Given data:
— BEGIN —

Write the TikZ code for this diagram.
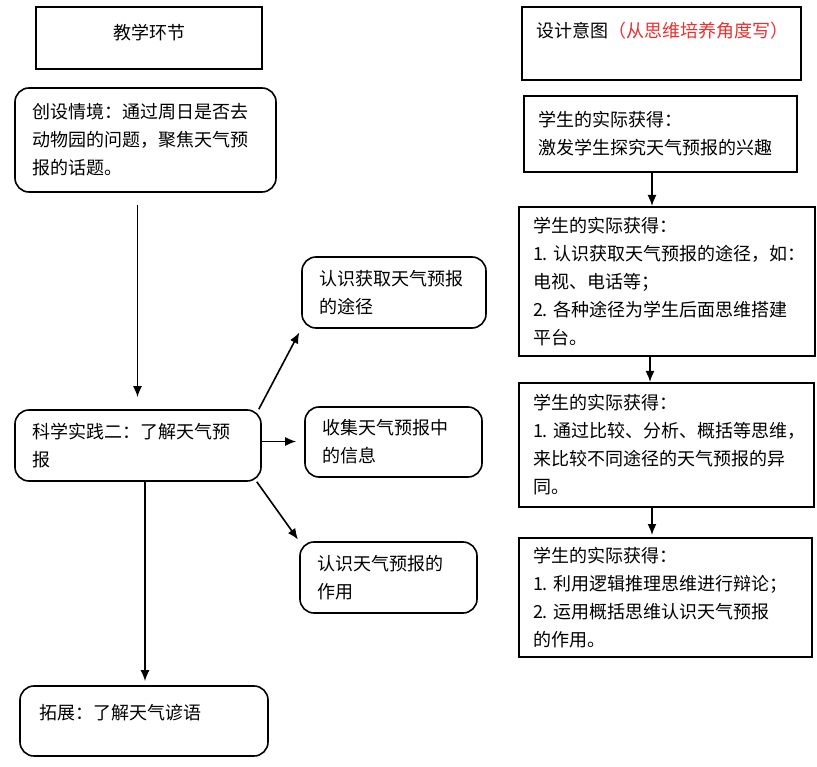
\documentclass[tikz,border=0pt]{standalone}
\usepackage{fontspec}
\setmainfont{Noto Sans CJK SC}
\usetikzlibrary{arrows.meta}
\definecolor{aimred}{RGB}{232,48,48}
\begin{document}
\begin{tikzpicture}[x=1pt, y=-1pt, >={Latex[length=11pt,width=9pt]},
  font=\fontsize{18}{28}\selectfont,
  plainbox/.style={rectangle, draw=black, line width=2pt, inner xsep=14pt, align=left},
  roundbox/.style={rectangle, rounded corners=14pt, draw=black, line width=1.6pt, inner xsep=17pt, align=left},
  link/.style={->, line width=1.6pt}]
\useasboundingbox (0,0) rectangle (817,767);

% left column
\node (stage) [plainbox, minimum width=226pt, minimum height=62pt, align=center] at (149,38) {教学环节\\[-16pt] \mbox{}};
\node (sit) [roundbox, minimum width=261pt, minimum height=104pt, text width=227pt] at (145.5,140) {创设情境：通过周日是否去\\动物园的问题，聚焦天气预\\报的话题。};
\node (sci) [roundbox, minimum width=246pt, minimum height=71pt, text width=212pt] at (138,445.5) {科学实践二：了解天气预\\报};
\node (way) [roundbox, minimum width=184pt, minimum height=71pt, text width=150pt] at (394,292.5) {认识获取天气预报\\的途径};
\node (info) [roundbox, minimum width=177pt, minimum height=70pt, text width=143pt] at (393.5,442) {收集天气预报中\\的信息};
\node (role) [roundbox, minimum width=177pt, minimum height=71pt, text width=143pt] at (388.5,577.5) {认识天气预报的\\作用};
\node (ext) [roundbox, minimum width=248pt, minimum height=70pt, text width=210pt, inner xsep=19pt] at (144,721) {拓展：了解天气谚语\\[-10pt] \mbox{}};

% right column
\node (aim) [plainbox, minimum width=279pt, minimum height=73pt, text width=251pt] at (661.5,43.5) {设计意图\textcolor{aimred}{（从思维培养角度写）}\\ \mbox{}};
\node (got1) [plainbox, minimum width=273pt, minimum height=76pt, text width=245pt] at (660.5,134) {学生的实际获得：\\激发学生探究天气预报的兴趣};
\node (got2) [plainbox, minimum width=296pt, minimum height=149pt, text width=268pt] at (667,281.5) {学生的实际获得：\\1.~认识获取天气预报的途径，如：\\电视、电话等；\\2.~各种途径为学生后面思维搭建\\平台。};
\node (got3) [plainbox, minimum width=295pt, minimum height=124pt, text width=267pt] at (666.5,445) {学生的实际获得：\\1.~通过比较、分析、概括等思维，\\来比较不同途径的天气预报的异\\同。};
\node (got4) [plainbox, minimum width=293pt, minimum height=119pt, text width=265pt] at (665.5,597.5) {学生的实际获得：\\1.~利用逻辑推理思维进行辩论；\\2.~运用概括思维认识天气预报\\的作用。};

\draw[link, shorten <=12pt, shorten >=12pt] ([xshift=-8pt]sit.south) -- ([xshift=-8pt]sit.south |- sci.north);
\draw[link, shorten >=4pt] ([xshift=-3pt]sci.north east) -- (way.south west);
\draw[link, shorten >=8pt] ([yshift=4pt]sci.east) -- ([yshift=4pt]sci.east -| info.west);
\draw[link, shorten >=2pt] ([xshift=-5pt]sci.south east) -- (role.north west);
\draw[link, shorten >=4pt] ([xshift=7pt]sci.south) -- ([xshift=7pt]sci.south |- ext.north);

\draw[link] ([xshift=-8.5pt]got1.south) -- ([xshift=-8.5pt]got1.south |- got2.north);
\draw[link] ([xshift=-17pt]got2.south) -- ([xshift=-17pt]got2.south |- got3.north);
\draw[link, shorten >=2pt] ([xshift=-14.5pt]got3.south) -- ([xshift=-14.5pt]got3.south |- got4.north);

\end{tikzpicture}
\end{document}
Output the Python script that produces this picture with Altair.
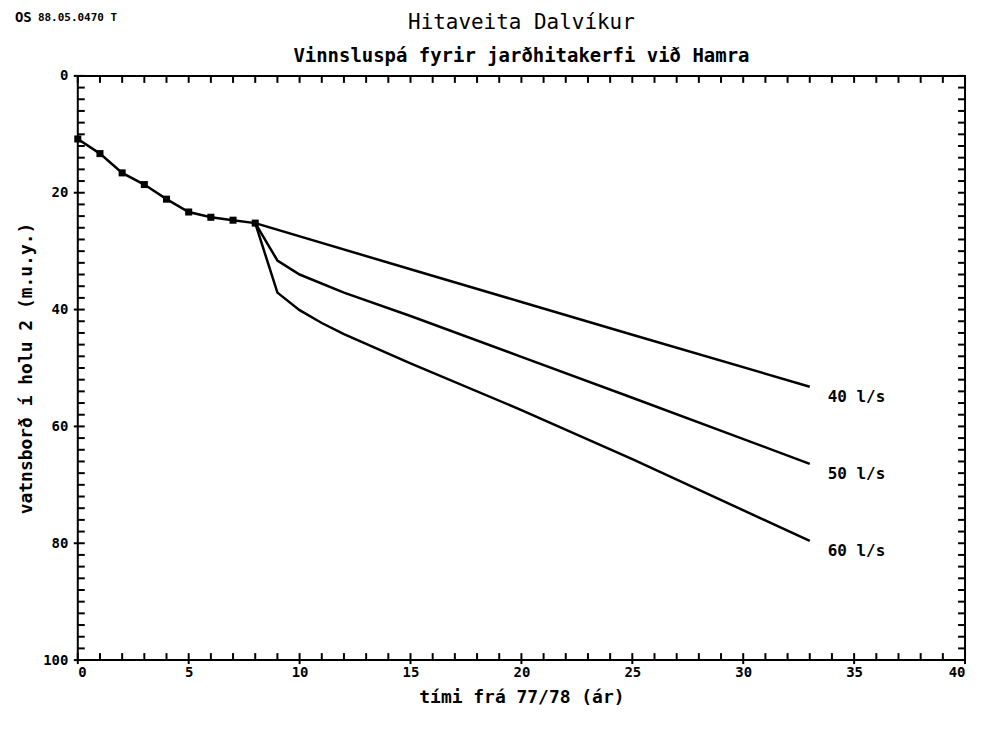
import altair as alt
import pandas as pd

# ---- data ----
obs_x = [0, 1, 2, 3, 4, 5, 6, 7, 8]
obs_y = [10.8, 13.3, 16.6, 18.6, 21.1, 23.3, 24.2, 24.7, 25.2]

s40_x = [8, 15, 20, 25, 33]
s40_y = [25.2, 33.1, 38.7, 44.3, 53.2]

s50_x = [8, 9, 10, 12, 15, 20, 25, 33]
s50_y = [25.2, 31.6, 34.0, 37.1, 41.1, 48.1, 55.1, 66.4]

s60_x = [8, 9, 10, 11, 12, 15, 20, 25, 33]
s60_y = [25.2, 37.1, 40.1, 42.3, 44.2, 49.2, 57.2, 65.6, 79.6]

series_names = ["40 l/s", "50 l/s", "60 l/s"]

title_text = "Hitaveita Dalvíkur"
subtitle_text = "Vinnsluspá fyrir jarðhitakerfi við Hamra"
stamp_text = "88.05.0470 T"
logo_text = "OS"

x_ticks_minor = list(range(0, 41, 1))
x_ticks_major = list(range(0, 41, 5))
y_ticks_minor = list(range(0, 101, 2))
y_ticks_major = list(range(0, 101, 20))

W, H = 890, 586
FONT = "DejaVu Sans Mono"

obs = pd.DataFrame({"x": obs_x, "y": obs_y})
proj = pd.concat([
    pd.DataFrame({"x": s40_x, "y": s40_y, "s": series_names[0]}),
    pd.DataFrame({"x": s50_x, "y": s50_y, "s": series_names[1]}),
    pd.DataFrame({"x": s60_x, "y": s60_y, "s": series_names[2]}),
])
ends = pd.DataFrame({
    "x": [s40_x[-1], s50_x[-1], s60_x[-1]],
    "y": [s40_y[-1], s50_y[-1], s60_y[-1]],
    "label": series_names,
})

xs = alt.Scale(domain=[0, 40], nice=False, zero=False)
ys = alt.Scale(domain=[0, 100], nice=False, reverse=True, zero=False)

X = alt.X("x:Q", scale=xs, title="tími frá 77/78 (ár)",
          axis=alt.Axis(values=x_ticks_major, ticks=False, grid=False,
                        labelPadding=5, titlePadding=10, domain=False))
Y = alt.Y("y:Q", scale=ys, title="vatnsborð í holu 2 (m.u.y.)",
          axis=alt.Axis(values=y_ticks_major, ticks=False, grid=False,
                        labelPadding=10, titlePadding=7, domain=False))

obs_line = alt.Chart(obs).mark_line(color="black", strokeWidth=2.5).encode(x=X, y=Y)
obs_pts = alt.Chart(obs).mark_point(shape="square", filled=True, color="black",
                                    size=50, opacity=1).encode(x="x:Q", y="y:Q")
proj_lines = alt.Chart(proj).mark_line(color="black", strokeWidth=2.5).encode(
    x="x:Q", y="y:Q", detail="s:N")
labels = alt.Chart(ends).mark_text(align="left", baseline="middle", dx=18, dy=10,
                                   font=FONT, fontWeight="bold", fontSize=16,
                                   color="black").encode(x="x:Q", y="y:Q", text="label:N")

xt = pd.DataFrame({"x": x_ticks_minor})
xtm = pd.DataFrame({"x": x_ticks_major})
yt = pd.DataFrame({"y": y_ticks_minor})
ytm = pd.DataFrame({"y": y_ticks_major})

tk = dict(color="black", strokeWidth=2)
bottom_ticks = alt.Chart(xt).mark_rule(**tk).encode(
    x="x:Q", y=alt.value(H), y2=alt.value(H - 7))
top_ticks = alt.Chart(xt).mark_rule(**tk).encode(
    x="x:Q", y=alt.value(0), y2=alt.value(7))
bottom_major = alt.Chart(xtm).mark_rule(**tk).encode(
    x="x:Q", y=alt.value(H), y2=alt.value(H + 4))
left_ticks = alt.Chart(yt).mark_rule(**tk).encode(
    y="y:Q", x=alt.value(0), x2=alt.value(7))
right_ticks = alt.Chart(yt).mark_rule(**tk).encode(
    y="y:Q", x=alt.value(W), x2=alt.value(W - 7))
left_major = alt.Chart(ytm).mark_rule(**tk).encode(
    y="y:Q", x=alt.value(0), x2=alt.value(-4))

def text_layer(txt, x, y, size, weight, align="left"):
    return alt.Chart(pd.DataFrame({"t": [txt]})).mark_text(
        align=align, baseline="middle", font=FONT, fontWeight=weight,
        fontSize=size, color="black").encode(
        x=alt.value(x), y=alt.value(y), text="t:N")

stamp = text_layer(stamp_text, -40, -58, 11, "bold")
logo = text_layer(logo_text, -63, -58, 14, "bold")
title = text_layer(title_text, W / 2, -53, 21, "normal", align="center")
subtitle = text_layer(subtitle_text, W / 2, -20, 19, "bold", align="center")

chart = alt.layer(
    obs_line, proj_lines, obs_pts, labels,
    bottom_ticks, top_ticks, bottom_major, left_ticks, right_ticks, left_major,
    stamp, logo, title, subtitle,
).properties(
    width=W, height=H,
    autosize="none",
    padding={"left": 70, "top": 67, "right": 10, "bottom": 62},
).configure_view(
    stroke="black", strokeWidth=2
).configure_axis(
    labelFont=FONT, labelFontWeight="bold", labelFontSize=14, labelColor="black",
    titleFont=FONT, titleFontWeight="bold", titleFontSize=18, titleColor="black",
)

chart.save("out.html", embed_options={"renderer": "svg", "actions": False})
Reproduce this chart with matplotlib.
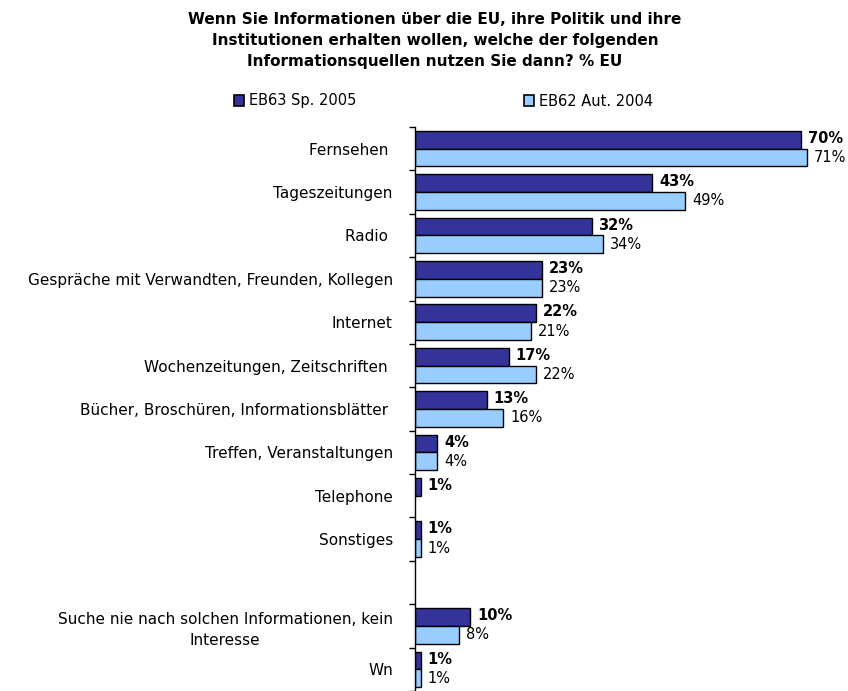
import numpy as np
import matplotlib
matplotlib.use("Agg")
from matplotlib import pyplot as plt
from matplotlib.patches import Patch

# DejaVu is wider than Arial, which stands in for the tracked-out text of the original
plt.rcParams["font.family"] = ["DejaVu Sans"]

# data
categories = [
    "Fernsehen ",
    "Tageszeitungen",
    "Radio ",
    "Gespräche mit Verwandten, Freunden, Kollegen",
    "Internet",
    "Wochenzeitungen, Zeitschriften ",
    "Bücher, Broschüren, Informationsblätter ",
    "Treffen, Veranstaltungen",
    "Telephone",
    "Sonstiges",
    "",
    "Suche nie nach solchen Informationen, kein\nInteresse",
    "Wn",
]
eb63 = [70, 43, 32, 23, 22, 17, 13, 4, 1, 1, np.nan, 10, 1]
eb62 = [71, 49, 34, 23, 21, 22, 16, 4, np.nan, 1, np.nan, 8, 1]
series_names = ["EB63 Sp. 2005", "EB62 Aut. 2004"]

title = ("Wenn Sie Informationen über die EU, ihre Politik und ihre\n"
         "Institutionen erhalten wollen, welche der folgenden\n"
         "Informationsquellen nutzen Sie dann? % EU")

DARK = "#333399"
LIGHT = "#99CCFF"

fig = plt.figure(figsize=(8.48, 6.91), dpi=100)
ax = fig.add_axes([415 / 848, 0.0, 1 - 415 / 848, 1 - 127 / 691])

y = np.arange(len(categories))
h = 0.41
ax.barh(y - h / 2, eb63, height=h, color=DARK, edgecolor="black", linewidth=1)
ax.barh(y + h / 2, eb62, height=h, color=LIGHT, edgecolor="black", linewidth=1)

for yi, v in zip(y, eb63):
    if not np.isnan(v):
        ax.annotate(f"{v:.0f}%", (v, yi - h / 2), xytext=(5, 1), textcoords="offset points",
                    va="center", ha="left", fontsize=10.5, fontweight="bold")
for yi, v in zip(y, eb62):
    if not np.isnan(v):
        ax.annotate(f"{v:.0f}%", (v, yi + h / 2), xytext=(5, 0), textcoords="offset points",
                    va="center", ha="left", fontsize=10.5)

ax.set_xlim(0, 78.5)
ax.set_ylim(12.39, -0.5)

# boundaries as major ticks, labels on minor ticks at the centres
ax.set_yticks(np.arange(len(categories) + 1) - 0.5)
ax.set_yticklabels([])
ax.tick_params(axis="y", which="major", length=4, width=1, direction="out", color="black")
ax.set_yticks(y, minor=True)
ax.set_yticklabels(categories, minor=True, fontsize=11, ha="right")
ax.tick_params(axis="y", which="minor", length=0, pad=16)
for lbl in ax.get_yticklabels(minor=True):
    lbl.set_multialignment("center")
    lbl.set_linespacing(1.5)

ax.set_xticks([])
for s in ["top", "right", "bottom"]:
    ax.spines[s].set_visible(False)
ax.spines["left"].set_linewidth(1)

fig.text(0.513, 1 - 12 / 691, title, ha="center", va="top", fontsize=11,
         fontweight="bold", linespacing=1.5)

colors = [DARK, LIGHT]
anchors = [234, 524]
for name, c, xa in zip(series_names, colors, anchors):
    fig.legend([Patch(facecolor=c, edgecolor="black", linewidth=1.2)], [name],
               loc="center left", bbox_to_anchor=(xa / 848, 1 - 101 / 691),
               frameon=False, fontsize=10.5, handlelength=0.7, handleheight=0.7,
               handletextpad=0.3, borderpad=0, borderaxespad=0)

fig.savefig("out.png", dpi=100)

— END —

Set exercise: Skip the pictures. Set down only the lines from the one containing "Output the Python" through the one containing "nice=False, reverse=True, zero=False)", exactly as they appear, ends included.

Output for this exercise:
Output the Python script that produces this picture with Altair.
import altair as alt
import pandas as pd

# ---- data ----
obs_x = [0, 1, 2, 3, 4, 5, 6, 7, 8]
obs_y = [10.8, 13.3, 16.6, 18.6, 21.1, 23.3, 24.2, 24.7, 25.2]

s40_x = [8, 15, 20, 25, 33]
s40_y = [25.2, 33.1, 38.7, 44.3, 53.2]

s50_x = [8, 9, 10, 12, 15, 20, 25, 33]
s50_y = [25.2, 31.6, 34.0, 37.1, 41.1, 48.1, 55.1, 66.4]

s60_x = [8, 9, 10, 11, 12, 15, 20, 25, 33]
s60_y = [25.2, 37.1, 40.1, 42.3, 44.2, 49.2, 57.2, 65.6, 79.6]

series_names = ["40 l/s", "50 l/s", "60 l/s"]

title_text = "Hitaveita Dalvíkur"
subtitle_text = "Vinnsluspá fyrir jarðhitakerfi við Hamra"
stamp_text = "88.05.0470 T"
logo_text = "OS"

x_ticks_minor = list(range(0, 41, 1))
x_ticks_major = list(range(0, 41, 5))
y_ticks_minor = list(range(0, 101, 2))
y_ticks_major = list(range(0, 101, 20))

W, H = 890, 586
FONT = "DejaVu Sans Mono"

obs = pd.DataFrame({"x": obs_x, "y": obs_y})
proj = pd.concat([
    pd.DataFrame({"x": s40_x, "y": s40_y, "s": series_names[0]}),
    pd.DataFrame({"x": s50_x, "y": s50_y, "s": series_names[1]}),
    pd.DataFrame({"x": s60_x, "y": s60_y, "s": series_names[2]}),
])
ends = pd.DataFrame({
    "x": [s40_x[-1], s50_x[-1], s60_x[-1]],
    "y": [s40_y[-1], s50_y[-1], s60_y[-1]],
    "label": series_names,
})

xs = alt.Scale(domain=[0, 40], nice=False, zero=False)
ys = alt.Scale(domain=[0, 100], nice=False, reverse=True, zero=False)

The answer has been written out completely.